I am not going to reproduce the entire list here, but suggest you look at it. It will boost your morale. Included are such items as:
 A secure location in a crucial part of the world
 A well-developed military infrastructure
 The ability to maintain, service, and repair U.S.-origin equipment
 Multilingual capabilities, including facility in English, Arabic, French, Farsi and the languages of the (former) Soviet Union
 Combat familiarity with Soviet/Russian style tactics and equipment
 The ability to assist U.S. naval fleets, including common equipment
 The ability to support American operations and to provide emergency air cover
Noting that “In 1996, R&D capabilities and intelligence cooperation were added.

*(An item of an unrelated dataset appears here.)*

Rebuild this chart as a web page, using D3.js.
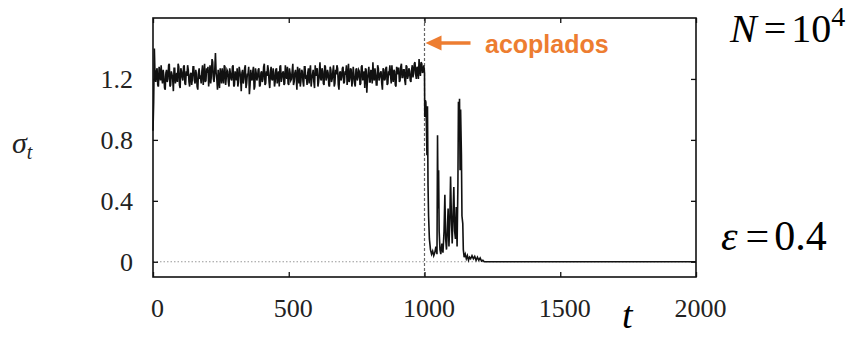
<!DOCTYPE html>
<html>
<head>
<meta charset="utf-8">
<script src="https://cdn.jsdelivr.net/npm/d3@7"></script>
<style>
  body { margin: 0; background: #fff; }
  text { font-family: "Liberation Serif", "Times New Roman", serif; }
</style>
</head>
<body>
<div id="chart"></div>
<script>
// sigma_t before coupling, sampled at t = 0, 5, 10 ... 995
const stepPre = 5
const sigmaPre = [
  0.86, 1.40, 1.18, 1.27, 1.15, 1.24, 1.29, 1.17, 1.22, 1.13,
  1.26, 1.20, 1.30, 1.16, 1.23, 1.12, 1.27, 1.21, 1.18, 1.28,
  1.14, 1.25, 1.19, 1.29, 1.16, 1.22, 1.26, 1.15, 1.24, 1.20,
  1.28, 1.17, 1.23, 1.13, 1.27, 1.21, 1.25, 1.16, 1.30, 1.19,
  1.24, 1.15, 1.29, 1.22, 1.31, 1.18, 1.37, 1.20, 1.26, 1.14,
  1.23, 1.27, 1.17, 1.28, 1.21, 1.25, 1.15, 1.24, 1.19, 1.29,
  1.16, 1.22, 1.27, 1.18, 1.25, 1.12, 1.26, 1.20, 1.29, 1.17,
  1.23, 1.10, 1.26, 1.19, 1.28, 1.15, 1.24, 1.21, 1.27, 1.16,
  1.25, 1.20, 1.30, 1.17, 1.22, 1.26, 1.14, 1.28, 1.19, 1.24,
  1.18, 1.27, 1.22, 1.15, 1.29, 1.21, 1.25, 1.17, 1.23, 1.28,
  1.16, 1.24, 1.20, 1.30, 1.18, 1.26, 1.13, 1.23, 1.27, 1.19,
  1.25, 1.15, 1.28, 1.21, 1.24, 1.17, 1.29, 1.20, 1.26, 1.14,
  1.22, 1.27, 1.18, 1.31, 1.19, 1.25, 1.16, 1.28, 1.21, 1.24,
  1.15, 1.26, 1.20, 1.29, 1.17, 1.23, 1.27, 1.13, 1.25, 1.21,
  1.28, 1.18, 1.24, 1.16, 1.30, 1.20, 1.26, 1.19, 1.23, 1.15,
  1.27, 1.21, 1.25, 1.17, 1.29, 1.22, 1.14, 1.26, 1.20, 1.28,
  1.18, 1.24, 1.31, 1.19, 1.23, 1.16, 1.27, 1.21, 1.25, 1.13,
  1.26, 1.20, 1.28, 1.17, 1.24, 1.22, 1.29, 1.18, 1.25, 1.15,
  1.23, 1.27, 1.19, 1.30, 1.21, 1.26, 1.16, 1.28, 1.22, 1.25,
  1.18, 1.29, 1.24, 1.31, 1.20, 1.27, 1.33, 1.22, 1.30, 1.25
]
// the in-between samples, t = 2.5, 7.5 ... 997.5
const sigmaMid = [
  1.05, 1.22, 1.25, 1.16, 1.28, 1.19, 1.21, 1.26, 1.14, 1.24,
  1.18, 1.29, 1.15, 1.25, 1.20, 1.27, 1.17, 1.24, 1.30, 1.16,
  1.27, 1.21, 1.28, 1.17, 1.25, 1.29, 1.18, 1.23, 1.16, 1.28,
  1.19, 1.26, 1.15, 1.24, 1.20, 1.17, 1.29, 1.22, 1.18, 1.27,
  1.28, 1.21, 1.17, 1.33, 1.20, 1.26, 1.24, 1.13, 1.19, 1.27,
  1.17, 1.21, 1.29, 1.16, 1.26, 1.18, 1.27, 1.20, 1.28, 1.15,
  1.25, 1.19, 1.15, 1.28, 1.21, 1.24, 1.17, 1.27, 1.14, 1.23,
  1.28, 1.16, 1.20, 1.25, 1.13, 1.27, 1.19, 1.26, 1.15, 1.24,
  1.18, 1.28, 1.16, 1.25, 1.29, 1.18, 1.24, 1.20, 1.27, 1.15,
  1.26, 1.17, 1.25, 1.28, 1.18, 1.24, 1.16, 1.29, 1.20, 1.17,
  1.27, 1.19, 1.25, 1.16, 1.24, 1.21, 1.28, 1.17, 1.15, 1.26,
  1.18, 1.28, 1.20, 1.16, 1.27, 1.25, 1.15, 1.23, 1.18, 1.29,
  1.26, 1.15, 1.24, 1.20, 1.27, 1.17, 1.29, 1.19, 1.26, 1.16,
  1.28, 1.18, 1.25, 1.15, 1.26, 1.29, 1.16, 1.24, 1.19, 1.27,
  1.17, 1.25, 1.29, 1.21, 1.18, 1.27, 1.15, 1.28, 1.17, 1.26,
  1.19, 1.26, 1.16, 1.28, 1.19, 1.25, 1.27, 1.11, 1.24, 1.18,
  1.26, 1.17, 1.21, 1.27, 1.16, 1.29, 1.19, 1.24, 1.17, 1.27,
  1.19, 1.27, 1.16, 1.25, 1.29, 1.17, 1.21, 1.26, 1.16, 1.28,
  1.27, 1.18, 1.28, 1.21, 1.26, 1.19, 1.29, 1.20, 1.27, 1.19,
  1.26, 1.21, 1.30, 1.23, 1.28, 1.20, 1.26, 1.31, 1.24, 1.29
]

// after coupling (t >= 1000): irregular samples
const tPost = [
  1000, 1001, 1003, 1005, 1007, 1009, 1011, 1013, 1015, 1018,
  1022, 1026, 1030, 1034, 1038, 1042, 1046, 1048, 1050, 1052,
  1054, 1057, 1060, 1064, 1068, 1072, 1075, 1078, 1081, 1084,
  1087, 1090, 1093, 1096, 1099, 1102, 1105, 1108, 1111, 1114,
  1117, 1120, 1123, 1125, 1127, 1129, 1131, 1133, 1136, 1138,
  1141, 1143, 1146, 1150, 1154, 1158, 1162, 1166, 1170, 1175,
  1180, 1185, 1190, 1195, 1200, 1205, 1210, 1215, 1220, 2000
]
const sigmaPost = [
  1.24, 0.95, 1.06, 1.05, 0.90, 0.70, 1.02, 0.50, 0.30, 0.15,
  0.08, 0.05, 0.07, 0.04, 0.06, 0.10, 0.05, 0.83, 0.35, 0.60,
  0.20, 0.08, 0.05, 0.12, 0.06, 0.20, 0.44, 0.15, 0.08, 0.20,
  0.35, 0.10, 0.25, 0.56, 0.30, 0.12, 0.30, 0.49, 0.20, 0.15,
  0.36, 0.10, 0.50, 1.05, 0.80, 1.07, 0.60, 1.00, 0.70, 0.30,
  0.25, 0.08, 0.03, 0.05, 0.02, 0.04, 0.01, 0.03, 0.02, 0.04,
  0.02, 0.035, 0.01, 0.03, 0.01, 0.025, 0.005, 0.01, 0, 0
]

const xTicks = [0, 500, 1000, 1500, 2000]
const yTicks = [0, 0.4, 0.8, 1.2]
const tCouple = 1000

const data = []
sigmaPre.forEach((s, i) => {
  data.push({t: i * stepPre, s: s})
  data.push({t: i * stepPre + stepPre / 2, s: sigmaMid[i]})
})
tPost.forEach((t, i) => data.push({t: t, s: sigmaPost[i]}))

const W = 861, H = 337
const margin = {top: 18, right: 165, bottom: 60, left: 153},
      width  = W - margin.left - margin.right,
      height = H - margin.top - margin.bottom

const x = d3.scaleLinear().domain([0, 2000]).range([0, width])
const y = d3.scaleLinear().domain([-0.1, 1.6]).range([height, 0])

const serif = "'Liberation Serif', 'Times New Roman', serif"

const root = d3.select("#chart")
  .append("svg")
    .attr("width", W)
    .attr("height", H)

const svg = root.append("g")
    .attr("transform", "translate(" + margin.left + "," + margin.top + ")")

// zero reference (dotted)
svg.append("line")
  .attr("x1", 0).attr("x2", width)
  .attr("y1", y(0)).attr("y2", y(0))
  .style("stroke", "#999")
  .style("stroke-width", 1)
  .style("stroke-dasharray", "1.5,2")

// coupling moment (dashed)
svg.append("line")
  .attr("x1", x(tCouple)).attr("x2", x(tCouple))
  .attr("y1", 0).attr("y2", height)
  .style("stroke", "#666")
  .style("stroke-width", 1.2)
  .style("stroke-dasharray", "3,2")

// series
svg.append("path")
  .datum(data)
  .attr("d", d3.line().x(d => x(d.t)).y(d => y(d.s)))
  .style("fill", "none")
  .style("stroke", "#111")
  .style("stroke-width", 1.6)

// axes with inside ticks on all four sides
const tickFont = 26
const gx = svg.append("g")
  .attr("transform", "translate(0," + height + ")")
  .call(d3.axisBottom(x).tickValues(xTicks).tickSizeInner(-5).tickSizeOuter(0).tickPadding(22)
    .tickFormat(d3.format("d")))
  .attr("font-family", serif)
gx.selectAll("text")
  .attr("dx", 4)
  .style("font-size", tickFont + "px")
  .style("font-family", serif)
  .attr("fill", "#222")
svg.append("g")
  .call(d3.axisTop(x).tickValues(xTicks).tickSizeInner(-5).tickSizeOuter(0).tickFormat(""))

const gy = svg.append("g")
  .call(d3.axisLeft(y).tickValues(yTicks).tickSizeInner(-5).tickSizeOuter(0).tickPadding(20)
    .tickFormat(v => v === 0 ? "0" : d3.format(".1f")(v)))
  .attr("font-family", serif)
gy.selectAll("text")
  .style("font-size", tickFont + "px")
  .style("font-family", serif)
  .attr("fill", "#222")
svg.append("g")
  .attr("transform", "translate(" + width + ",0)")
  .call(d3.axisRight(y).tickValues(yTicks).tickSizeInner(-5).tickSizeOuter(0).tickFormat(""))

svg.selectAll(".domain").remove()
svg.selectAll(".tick line").style("stroke", "#111").style("stroke-width", 1.3)

// frame
svg.append("rect")
  .attr("width", width)
  .attr("height", height)
  .style("fill", "none")
  .style("stroke", "#111")
  .style("stroke-width", 1.6)

// y label sigma_t
const ylab = root.append("text")
  .attr("x", 12)
  .attr("y", 153)
  .style("font-family", serif)
  .style("font-size", "30px")
  .style("font-style", "italic")
  .attr("fill", "#222")
ylab.append("tspan").text("σ")
ylab.append("tspan").attr("dy", 6).style("font-size", "20px").text("t")

// x label t
root.append("text")
  .attr("x", 622)
  .attr("y", 328)
  .style("font-family", serif)
  .style("font-style", "italic")
  .style("font-size", "38px")
  .text("t")

// N = 10^4
const nlab = root.append("text")
  .attr("x", 730)
  .attr("y", 42)
  .style("font-family", serif)
  .style("font-size", "40px")
nlab.append("tspan").style("font-style", "italic").text("N")
nlab.append("tspan").attr("dx", 7).text("=")
nlab.append("tspan").attr("dx", 5).text("10")
nlab.append("tspan").attr("dy", -16).style("font-size", "28px").text("4")

// epsilon = 0.4
const elab = root.append("text")
  .attr("x", 721)
  .attr("y", 250)
  .style("font-family", serif)
  .style("font-size", "42px")
elab.append("tspan").style("font-style", "italic").text("ε")
elab.append("tspan").attr("dx", 8).text("=")
elab.append("tspan").attr("dx", 5).text("0.4")

// annotation arrow
const orange = "#ED7D31"
const ax = margin.left + x(tCouple), ay = 43
root.append("line")
  .attr("x1", ax + 12).attr("x2", ax + 46)
  .attr("y1", ay).attr("y2", ay)
  .style("stroke", orange)
  .style("stroke-width", 3.5)
root.append("path")
  .attr("d", "M" + (ax + 1) + "," + ay + " L" + (ax + 17) + "," + (ay - 7.5) + " L" + (ax + 17) + "," + (ay + 7.5) + " Z")
  .style("fill", orange)
root.append("text")
  .attr("x", 485)
  .attr("y", 53)
  .style("font-family", "'Liberation Sans', Arial, sans-serif")
  .style("font-weight", "bold")
  .style("font-size", "25px")
  .attr("fill", orange)
  .text("acoplados")
</script>
</body>
</html>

Post 9-11, urban counterterror training was added….Nothing has been deleted,” Bryen shares something she wrote in 20016:
“In a volatile region so vital to the U.S., where other states cannot be relied upon, it would be foolish to disengage — or denigrate — an ally such as Israel. The war against terrorists and the states that harbor and support them will be long and hard, and success will depend in no small measure on the allies who stand with us and with whom we stand.”
She says “the message is better yet in 2015.”